With documents ready, incorporation runs days to a few weeks. The solo alternative: skip the company and operate as a persona física con actividad empresarial under your personal RFC — freelancers and consultants thrive there, often inside the simplified RESICO regime with its famously low rates at modest revenue.
Step 3: Survive the boring trio — RFC, bank, books
The company needs its own RFC from the tax authority (an appointment with the incorporation deed), then the step veterans warn about: the corporate bank account. Banks’ compliance reviews of foreign-owned newcos are slow and document-hungry — expect weeks, bring everything twice, and consider the fintech business accounts many startups use as a bridge.
From the first invoice, electronic invoicing (facturas) is mandatory and your contador files monthly declarations whether you earned or not. The accountant is not optional in Mexico; a good one costs modestly and replaces a department.

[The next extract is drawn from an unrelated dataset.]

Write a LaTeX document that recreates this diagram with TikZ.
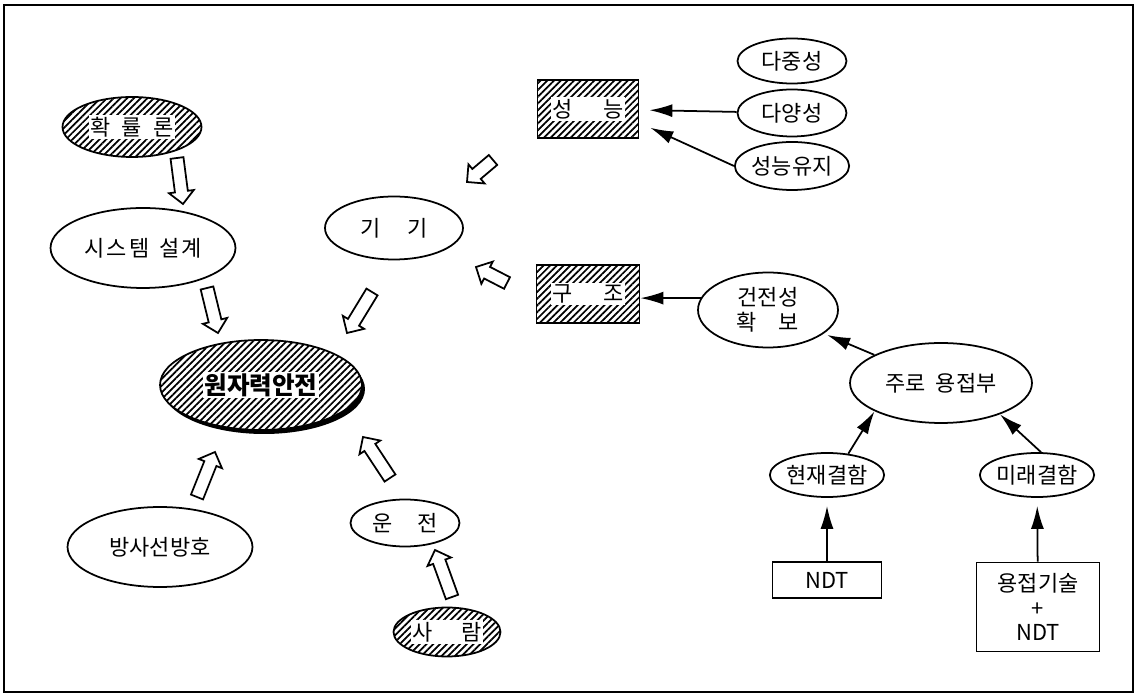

Step 4: Hire like you mean it
Employees change everything: registration as an employer with IMSS (social security), payroll taxes, the December aguinaldo bonus (a legal 13th-salary minimum), vacation premiums, and the annual PTU profit-sharing obligation. Mexican labour law protects workers strongly and severance is real money — structure roles, contracts and any terminations with professional advice, not templates.
Many small foreign businesses start with contractors and a payroll provider before hiring directly; with nearshoring booming and the World Cup spotlight on, the talent market is competitive but deep.
Frequently Asked Questions
Can a foreigner own 100% of a Mexican company?
Yes, in the vast majority of sectors. Only a short constitutional list (certain energy, transport and media activities) restricts foreign ownership.
S.A. de C.V. or S. de R.L.?
Most small foreign businesses pick the S. de R.L. — simpler, flexible, and friendly to US pass-through tax elections. The S.A. suits larger structures and outside investors.
Both need two partners minimum.
Can I just freelance instead of incorporating?
Yes — register as a persona física with business activity under your RFC, often in the simplified RESICO regime. It’s the lightest legal way to operate solo.
What’s the hardest part in practice?
The corporate bank account (slow compliance for foreign-owned newcos) and employer obligations (IMSS, aguinaldo, profit-sharing). Incorporation itself is the easy week.
Do I need an accountant?
Effectively yes — monthly declarations and mandatory e-invoicing make a contador the first hire, even for a company of one.